U.S. Secretary of Agriculture Sonny Perdue first announced in July that USDA would act to aid farmers in response to trade damage.

“These programs will allow President Trump time to strike long-term trade deals to benefit our entire economy, including the agricultural sector, in the long run,” Perdue says. “Farmers will tell you that they would always prefer to sell a good crop at a fair price, rather than receive government aid, and that’s what long-term trade deals will accomplish. But in the meantime, President Trump has promised that he will not allow American agriculture to bear the brunt of unjustified retaliation from foreign nations. We are putting the President’s promise into action.”

In total, USDA will authorize up to $12 billion in programs, consistent with World Trade Organization obligations.

“President Trump has been standing up to China and other nations, sending the clear message that the U.S. will no longer tolerate their unfair trade practices, which include non-tariff trade barriers and the theft of intellectual property,” adds Perdue. “It’s important to note that all this could go away tomorrow if China and the other nations correct their behavior. But for the time being, these programs buy the president time to strike long-lasting trade deals to benefit our entire economy.”

For producers growing commodities listed as eligible for payment under the Market Facilitation Program (MFP), the sign-up period is now open and runs through Jan. 15, 2019, with information and instructions provided at A payment will be issued on 50 percent of the producer’s total production, multiplied by the MFP rate for a specific commodity (see accompanying chart).

A second payment period, if warranted, will be determined by the USDA. It is not yet known how quickly payments will be disbursed to eligible applicants.

Dennis Beavers, Tennessee FSA executive director, urges all farmers who plan on signing up for MFP assistance to keep good production records, since payments are based upon these records, yields, and the number of acres they have registered with FSA. He recommends farmers consult with their local FSA office during the MFP application process.

“We have 59 offices with 280 employees statewide who are ready to help make this as smooth a process as possible for folks,” he says. “It’s important that people go through their local FSA office because agriculture is different in Tennessee’s three grand divisions. For example, most of our dairies are in southern Middle Tennessee and East Tennessee. The majority of our soybean production is west of the Tennessee River.”

Soybeans, with 1.6 million acres planted in the state, will see the largest economic boost under the MFP.

The AMS-led Food Purchase and Distribution Program involves distribution of specialty crops by USDA’s Food and Nutrition Service to nutrition assistance programs such as The Emergency Food Assistance Program, the National School Lunch Program, and other child nutrition programs.

The aim of the Agricultural Trade Promotion Program (ATP) is to assist American exporters in identifying and accessing new markets and to help mitigate the adverse effects of other countries’ restrictions. The program is meant to help all sectors of U.S. agriculture, including fish and forest products, mainly through partnerships with non-profit national and regional organizations.

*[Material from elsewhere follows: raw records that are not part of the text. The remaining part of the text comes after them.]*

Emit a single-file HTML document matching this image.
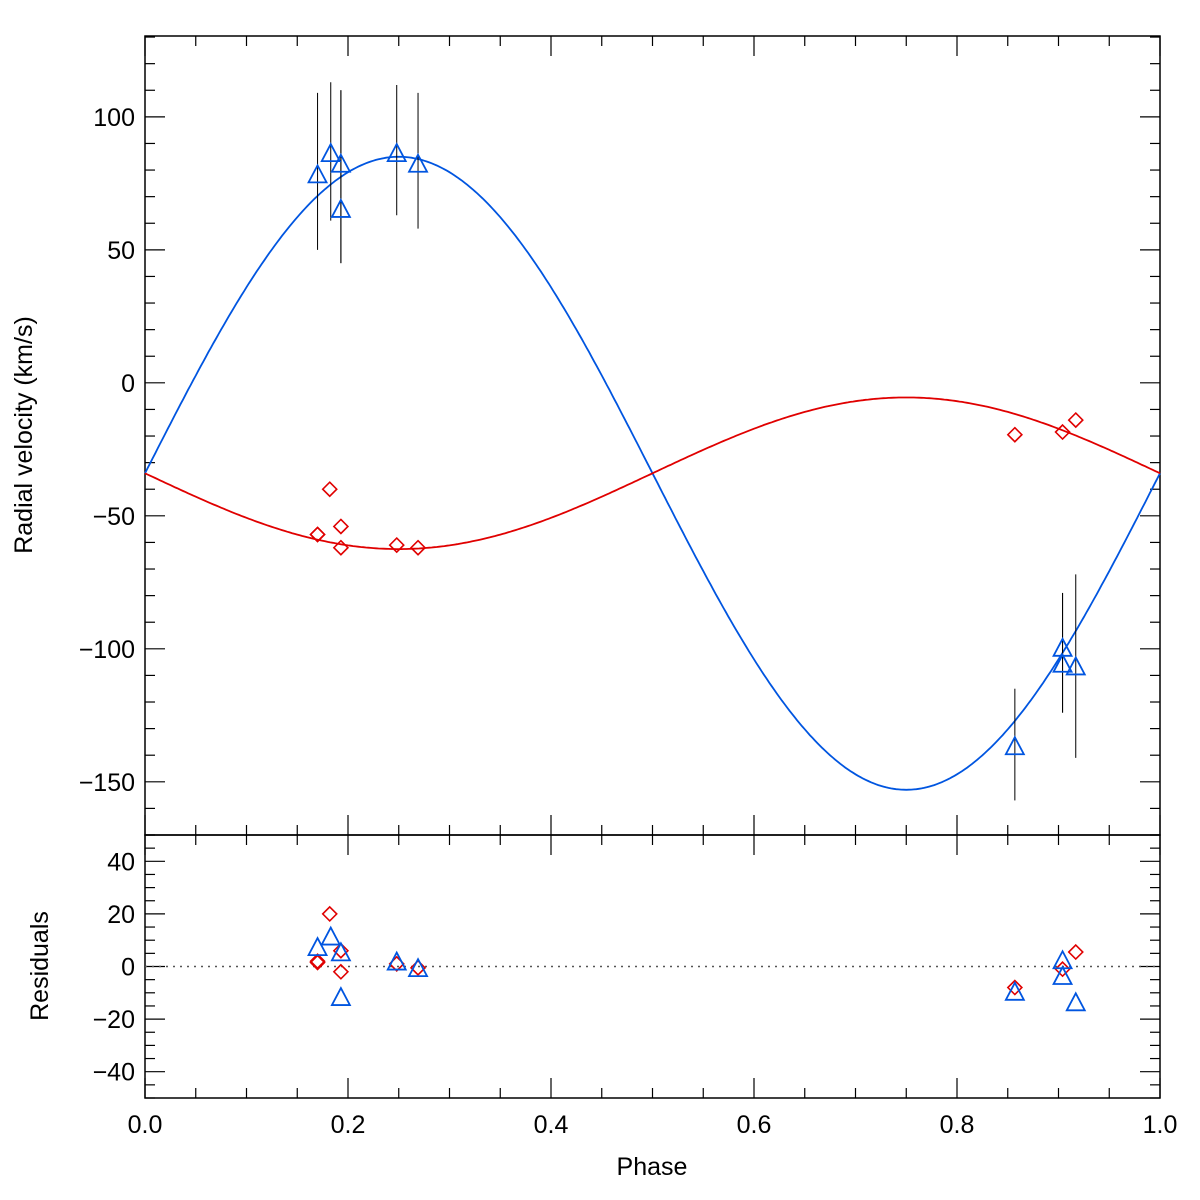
<!DOCTYPE html>
<html><head><meta charset="utf-8"><style>
body{margin:0;background:#fff}
svg text{font-family:"Liberation Sans",sans-serif;font-size:25px;fill:#000}
</style></head><body>
<svg id="c" width="1200" height="1195" viewBox="0 0 1200 1195"></svg>
<script>
const primPhase=[0.170,0.183,0.193,0.193,0.248,0.269,0.857,0.904,0.904,0.917];
const primVel=[78,86,82,65,86,82,-137,-100,-106,-107];
const primErrLo=[50,61,45,45,63,58,-157,-124,-124,-141];
const primErrHi=[109,113,110,110,112,109,-115,-79,-79,-72];
const primRes=[7,11,5,-12,1.5,-1,-10,2,-4,-14];
const secPhase=[0.170,0.170,0.182,0.193,0.193,0.248,0.269,0.857,0.904,0.917];
const secVel=[-57,-57,-40,-54,-62,-61,-62,-19.5,-18.5,-14];
const secRes=[2,1.5,20,6,-2,1,-0.5,-8,-1,5.5];
const gamma=-34, K1=119, K2=28.5;
const xTicks=[0,0.2,0.4,0.6,0.8,1.0];
const xTickLabels=["0.0","0.2","0.4","0.6","0.8","1.0"];
const yTopTicks=[100,50,0,-50,-100,-150];
const yTopLabels=["100","50","0","\u221250","\u2212100","\u2212150"];
const yBotTicks=[40,20,0,-20,-40];
const yBotLabels=["40","20","0","\u221220","\u221240"];

const svg=document.getElementById('c');const NS='http://www.w3.org/2000/svg';
const L=145,R=1160,T=36,M=835,B=1098;
const X=p=>L+p*(R-L);
const YT=v=>T+(130.4-v)/(300.4)*(M-T);
const YB=v=>M+(50-v)/100*(B-M);
function el(t,a,name,parent){const e=document.createElementNS(NS,t);for(const k in a)e.setAttribute(k,a[k]);


(parent||svg).appendChild(e);return e;}
function txt(x,y,s,anchor,name,extra){const e=el('text',Object.assign({x:x,y:y,'text-anchor':anchor},extra||{}),name);e.textContent=s;return e;}
el('rect',{x:L,y:T,width:R-L,height:M-T,fill:'none',stroke:'#000','stroke-width':1.5},'top-panel-frame');
el('rect',{x:L,y:M,width:R-L,height:B-M,fill:'none',stroke:'#000','stroke-width':1.5},'bottom-panel-frame');
for(let i=0;i<=20;i++){const p=i*0.05,x=X(p),maj=i%4===0,len=maj?20:10;
 [[T,1],[M,-1],[M,1],[B,-1]].forEach(([y,d])=>el('line',{x1:x,x2:x,y1:y,y2:y+d*len,stroke:'#000','stroke-width':1.2},'x-tick'));}
xTicks.forEach((p,i)=>txt(X(p),1133,xTickLabels[i],'middle','x-tick-label'));
for(let v=-170;v<=130;v+=10){const y=YT(v),maj=v%50===0,len=maj?20:10;
 el('line',{x1:L,x2:L+len,y1:y,y2:y,stroke:'#000','stroke-width':1.2},'y-tick');
 el('line',{x1:R,x2:R-len,y1:y,y2:y,stroke:'#000','stroke-width':1.2},'y-tick');}
yTopTicks.forEach((v,i)=>txt(L-10,YT(v)+9,yTopLabels[i],'end','y-tick-label'));
for(let v=-50;v<=50;v+=5){const y=YB(v),maj=v%20===0,len=maj?20:10;
 el('line',{x1:L,x2:L+len,y1:y,y2:y,stroke:'#000','stroke-width':1.2},'y-tick');
 el('line',{x1:R,x2:R-len,y1:y,y2:y,stroke:'#000','stroke-width':1.2},'y-tick');}
yBotTicks.forEach((v,i)=>txt(L-10,YB(v)+9,yBotLabels[i],'end','residual-tick-label'));
txt(652,1175,'Phase','middle','x-axis-title');
txt(0,0,'Radial velocity (km/s)','middle','y-axis-title',{transform:'translate(32,435) rotate(-90)'});
txt(0,0,'Residuals','middle','residual-axis-title',{transform:'translate(48,966) rotate(-90)'});
el('line',{x1:L,x2:R,y1:YB(0),y2:YB(0),stroke:'#555','stroke-width':1.5,'stroke-dasharray':'2,5'},'zero-line');
let pb='',pr='';for(let i=0;i<=400;i++){const p=i/400;pb+=(i?'L':'M')+X(p).toFixed(1)+','+YT(gamma+K1*Math.sin(2*Math.PI*p)).toFixed(1);
 pr+=(i?'L':'M')+X(p).toFixed(1)+','+YT(gamma-K2*Math.sin(2*Math.PI*p)).toFixed(1);}
el('path',{d:pb,fill:'none',stroke:'#0055e0','stroke-width':1.8},'primary-fit-curve');
el('path',{d:pr,fill:'none',stroke:'#e00000','stroke-width':1.8},'secondary-fit-curve');
function tri(x,y,name){el('path',{d:`M${x},${y-10}L${x+9},${y+7}L${x-9},${y+7}Z`,fill:'none',stroke:'#0055e0','stroke-width':1.8},name);}
function dia(x,y,name){el('path',{d:`M${x},${y-7}L${x+7},${y}L${x},${y+7}L${x-7},${y}Z`,fill:'none',stroke:'#e00000','stroke-width':1.6},name);}
primPhase.forEach((p,i)=>{el('line',{x1:X(p),x2:X(p),y1:YT(primErrLo[i]),y2:YT(primErrHi[i]),stroke:'#000','stroke-width':1},'error-bar');});
secPhase.forEach((p,i)=>dia(X(p),YT(secVel[i]),'secondary-point'));
primPhase.forEach((p,i)=>tri(X(p),YT(primVel[i]),'primary-point'));
secPhase.forEach((p,i)=>dia(X(p),YB(secRes[i]),'secondary-residual'));
primPhase.forEach((p,i)=>tri(X(p),YB(primRes[i]),'primary-residual'));
</script></body></html>
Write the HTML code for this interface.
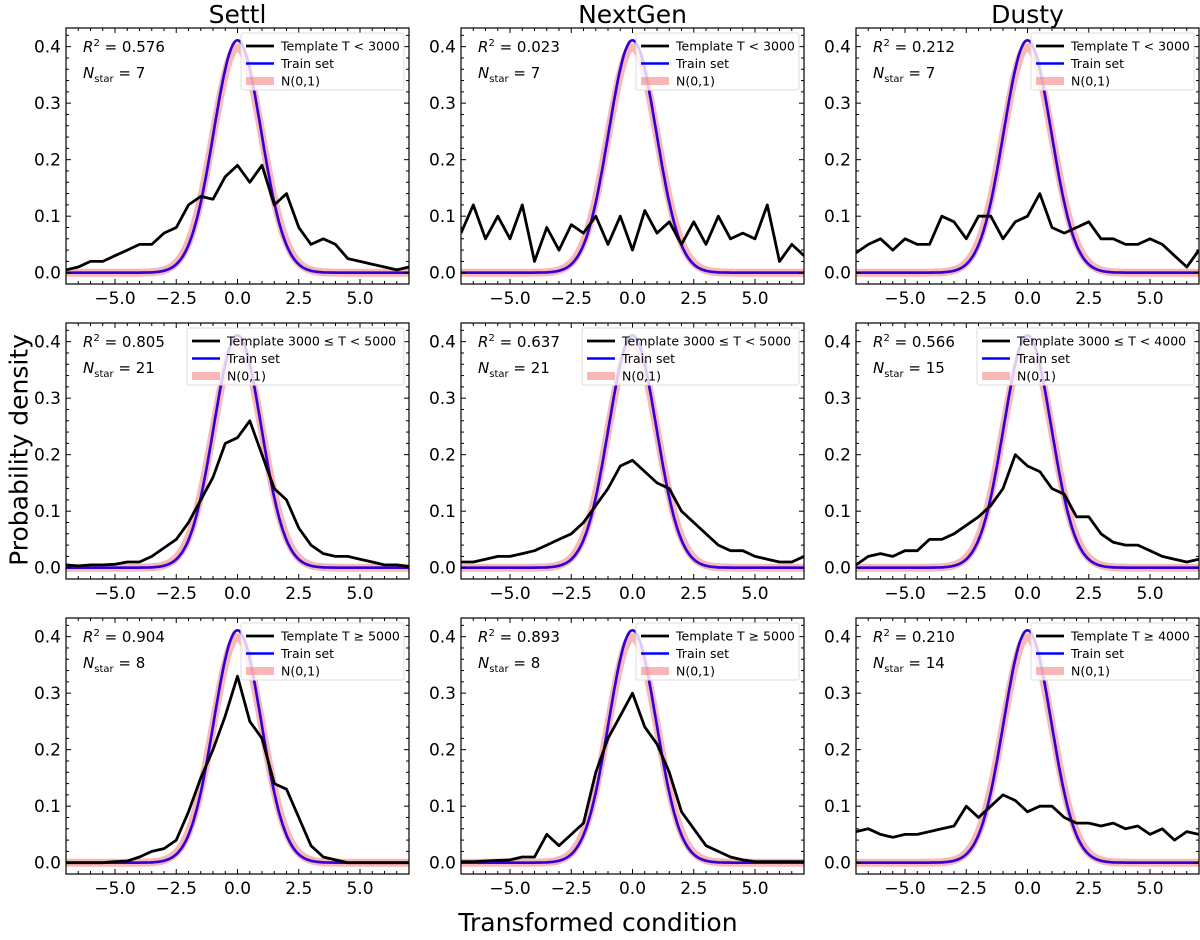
<!DOCTYPE html>
<html><head><meta charset="utf-8">
<style>
html,body{margin:0;padding:0;background:#fff;}
svg{display:block;font-family:"DejaVu Sans","Liberation Sans",sans-serif;}
</style></head>
<body>
<svg id="fig" width="1200" height="940" viewBox="0 0 1200 940" xmlns="http://www.w3.org/2000/svg">
<text x="0" y="0" transform="translate(19,450) rotate(-90)" text-anchor="middle" dominant-baseline="central" font-size="25">Probability density</text>
<text x="598" y="931" text-anchor="middle" font-size="25">Transformed condition</text>
</svg>
<script>
// shared x grid (bin centers)
const xGrid = [-7,-6.5,-6,-5.5,-5,-4.5,-4,-3.5,-3,-2.5,-2,-1.5,-1,-0.5,0,0.5,1,1.5,2,2.5,3,3.5,4,4.5,5,5.5,6,6.5,7];
const xTicks = [-5,-2.5,0,2.5,5];
const xTickLabels = ["\u22125.0","\u22122.5","0.0","2.5","5.0"];
const yTicks = [0,0.1,0.2,0.3,0.4];
const yTickLabels = ["0.0","0.1","0.2","0.3","0.4"];
const columnTitles = ["Settl","NextGen","Dusty"];
const r2Values = ["0.576","0.023","0.212","0.805","0.637","0.566","0.904","0.893","0.210"];
const nStars = ["7","7","7","21","21","15","8","8","14"];
const legendLabels = ["Template T < 3000","Template T < 3000","Template T < 3000",
  "Template 3000 \u2264 T < 5000","Template 3000 \u2264 T < 5000","Template 3000 \u2264 T < 4000",
  "Template T \u2265 5000","Template T \u2265 5000","Template T \u2265 4000"];
const settlCool = [0.005,0.01,0.02,0.02,0.03,0.04,0.05,0.05,0.07,0.08,0.12,0.135,0.13,0.17,0.19,0.16,0.19,0.12,0.14,0.08,0.05,0.06,0.05,0.025,0.02,0.015,0.01,0.005,0.01];
const nextgenCool = [0.07,0.12,0.06,0.1,0.06,0.12,0.02,0.08,0.04,0.085,0.07,0.1,0.05,0.1,0.04,0.11,0.07,0.09,0.05,0.09,0.05,0.1,0.06,0.07,0.06,0.12,0.02,0.05,0.03];
const dustyCool = [0.035,0.05,0.06,0.04,0.06,0.05,0.05,0.1,0.09,0.06,0.1,0.1,0.06,0.09,0.1,0.14,0.08,0.07,0.08,0.09,0.06,0.06,0.05,0.05,0.06,0.05,0.03,0.01,0.04];
const settlMid = [0.005,0.003,0.005,0.005,0.006,0.01,0.01,0.02,0.035,0.05,0.08,0.12,0.16,0.22,0.23,0.26,0.2,0.14,0.12,0.07,0.04,0.025,0.02,0.02,0.015,0.01,0.005,0.005,0.002];
const nextgenMid = [0.01,0.01,0.015,0.02,0.02,0.025,0.03,0.04,0.05,0.06,0.08,0.11,0.14,0.18,0.19,0.17,0.15,0.14,0.1,0.08,0.06,0.04,0.03,0.03,0.02,0.015,0.01,0.01,0.02];
const dustyMid = [0.005,0.02,0.025,0.02,0.03,0.03,0.05,0.05,0.06,0.075,0.09,0.11,0.14,0.2,0.18,0.17,0.14,0.13,0.09,0.09,0.06,0.045,0.04,0.04,0.03,0.02,0.015,0.01,0.015];
const settlHot = [0,0,0,0,0.002,0.003,0.01,0.02,0.025,0.04,0.09,0.15,0.2,0.26,0.33,0.25,0.22,0.14,0.13,0.08,0.03,0.01,0.005,0,0,0,0,0,0];
const nextgenHot = [0.002,0.002,0.003,0.004,0.005,0.01,0.01,0.05,0.03,0.05,0.07,0.16,0.22,0.26,0.3,0.24,0.21,0.16,0.09,0.06,0.03,0.02,0.01,0.005,0.002,0.002,0.002,0.002,0.002];
const dustyHot = [0.055,0.06,0.05,0.045,0.05,0.05,0.055,0.06,0.065,0.1,0.08,0.1,0.12,0.11,0.09,0.1,0.1,0.08,0.07,0.07,0.065,0.07,0.06,0.065,0.05,0.06,0.04,0.055,0.05];
const templateSeries = [settlCool,nextgenCool,dustyCool,settlMid,nextgenMid,dustyMid,settlHot,nextgenHot,dustyHot];
const trainSigma = 0.97;

const NS="http://www.w3.org/2000/svg";
const svg=document.getElementById('fig');
const colLeft=[66,461,856], pw=343, rowTop=[28,323,618], ph=256;
const XMIN=-7,XMAX=7,YMIN=-0.02,YMAX=0.433;
function mk(tag,attrs,parent){const e=document.createElementNS(NS,tag);for(const k in attrs)e.setAttribute(k,attrs[k]);(parent||svg).appendChild(e);return e;}

columnTitles.forEach((t,c)=>{
  const e=mk('text',{x:colLeft[c]+pw/2,y:23,'text-anchor':'middle','font-size':25});
  
  
  e.textContent=t;
});

for(let i=0;i<9;i++){
  const r=Math.floor(i/3),c=i%3;
  const L=colLeft[c],T=rowTop[r];
  const sx=v=>L+(v-XMIN)/(XMAX-XMIN)*pw;
  const sy=v=>T+ph-(v-YMIN)/(YMAX-YMIN)*ph;
  const g=mk('g',{});
  
  
  const defs=mk('clipPath',{id:'cp'+i},g);
  mk('rect',{x:L,y:T,width:pw,height:ph},defs);
  const plot=mk('g',{'clip-path':'url(#cp'+i+')'},g);
  let dN='',dB='';
  for(let k=0;k<=280;k++){const x=XMIN+k*(XMAX-XMIN)/280;
    const yn=Math.exp(-x*x/2)/Math.sqrt(2*Math.PI);
    const yb=Math.exp(-x*x/(2*trainSigma*trainSigma))/(trainSigma*Math.sqrt(2*Math.PI));
    dN+=(k?'L':'M')+sx(x).toFixed(1)+','+sy(yn).toFixed(1);
    dB+=(k?'L':'M')+sx(x).toFixed(1)+','+sy(yb).toFixed(1);}
  const pn=mk('path',{d:dN,fill:'none',stroke:'#f47c7c','stroke-opacity':0.55,'stroke-width':8,'stroke-linejoin':'round'},plot);
  
  
  const pt=mk('path',{d:dB,fill:'none',stroke:'#0000ff','stroke-width':2.6},plot);
  
  
  const pb=mk('path',{d:dB,fill:'none',stroke:'#c00060','stroke-opacity':0.25,'stroke-width':2.6},plot);
  
  
  const ser=templateSeries[i];
  let dT='';ser.forEach((v,k)=>{dT+=(k?'L':'M')+sx(xGrid[k]).toFixed(1)+','+sy(v).toFixed(1);});
  const pk=mk('path',{d:dT,fill:'none',stroke:'#000','stroke-width':2.8,'stroke-linejoin':'round'},plot);
  
  
  mk('rect',{x:L,y:T,width:pw,height:ph,fill:'none',stroke:'#000','stroke-width':1.2},g);
  for(let m=-7;m<=7.001;m+=0.5){const X=sx(m);const major=xTicks.some(t=>Math.abs(t-m)<1e-6);const len=major?5:3;
    mk('line',{x1:X,y1:T+ph,x2:X,y2:T+ph-len,stroke:'#000','stroke-width':1},g);
    mk('line',{x1:X,y1:T,x2:X,y2:T+len,stroke:'#000','stroke-width':1},g);}
  for(let m=-0.02;m<=0.4301;m+=0.02){const Y=sy(m);const major=Math.abs(Math.round(m*10)/10-m)<1e-6;const len=major?5:3;
    mk('line',{x1:L,y1:Y,x2:L+len,y2:Y,stroke:'#000','stroke-width':1},g);
    mk('line',{x1:L+pw,y1:Y,x2:L+pw-len,y2:Y,stroke:'#000','stroke-width':1},g);}
  xTicks.forEach((t,k)=>{const e=mk('text',{x:sx(t),y:T+ph+20,'text-anchor':'middle','font-size':17},g);
    
    
    e.textContent=xTickLabels[k];});
  yTicks.forEach((t,k)=>{const e=mk('text',{x:L-5,y:sy(t)+6,'text-anchor':'end','font-size':17},g);
    
    
    e.textContent=yTickLabels[k];});
  const a1=mk('text',{x:L+17,y:T+24,'font-size':15},g);
  
  
  a1.innerHTML='<tspan font-style="italic">R</tspan><tspan dy="-6" font-size="10">2</tspan><tspan dy="6"> = '+r2Values[i]+'</tspan>';
  const a2=mk('text',{x:L+17,y:T+50,'font-size':15},g);
  
  
  a2.innerHTML='<tspan font-style="italic">N</tspan><tspan dy="4" font-size="10">star</tspan><tspan dy="-4"> = '+nStars[i]+'</tspan>';
  const wide=r===1;const lw=wide?217:163;const lx=L+pw-lw-5,ly=T+5;
  const lg=mk('g',{},g);
  
  
  mk('rect',{x:lx,y:ly,width:lw,height:57,fill:'#fff','fill-opacity':0.8,stroke:'#ddd','stroke-width':1,rx:2},lg);
  const rows=[[legendLabels[i],'#000',2.8,1],['Train set','#0000ff',2.6,1],['N(0,1)','#f47c7c',8,0.55]];
  rows.forEach((rw,k)=>{const yy=ly+13+k*17.5;
    mk('line',{x1:lx+5,y1:yy,x2:lx+33,y2:yy,stroke:rw[1],'stroke-width':rw[2],'stroke-opacity':rw[3]},lg);
    const e=mk('text',{x:lx+40,y:yy+4.5,'font-size':12.5},lg);
    
    
    e.textContent=rw[0];});
}
</script>
</body></html>
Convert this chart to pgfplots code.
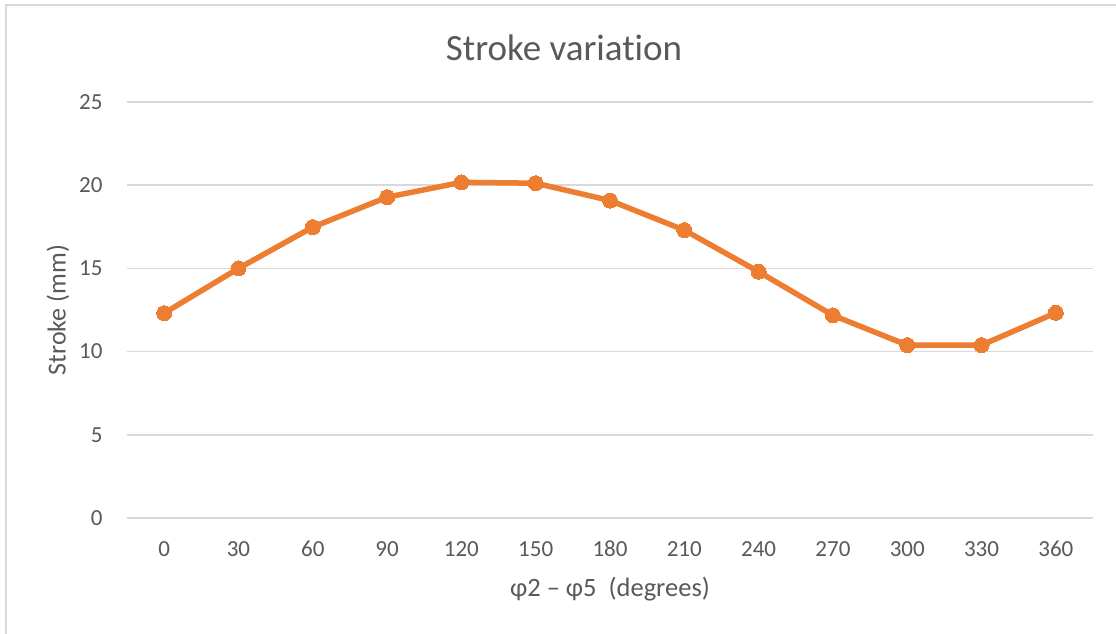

“Through these trade mitigation programs, USDA is committed to ensuring our nation’s agriculture continues to feed the world and meet demand,” Beavers says. “These programs will help farmers adjust to disrupted markets, manage surplus commodities, and expand and develop new markets at home and abroad.”

It’s a proactive approach to furthering the future of an important American industry, says our country’s top-ranking agricultural official.

“Our farmers work hard, and are the most productive in the world,” Perdue says. “We aim to protect them.”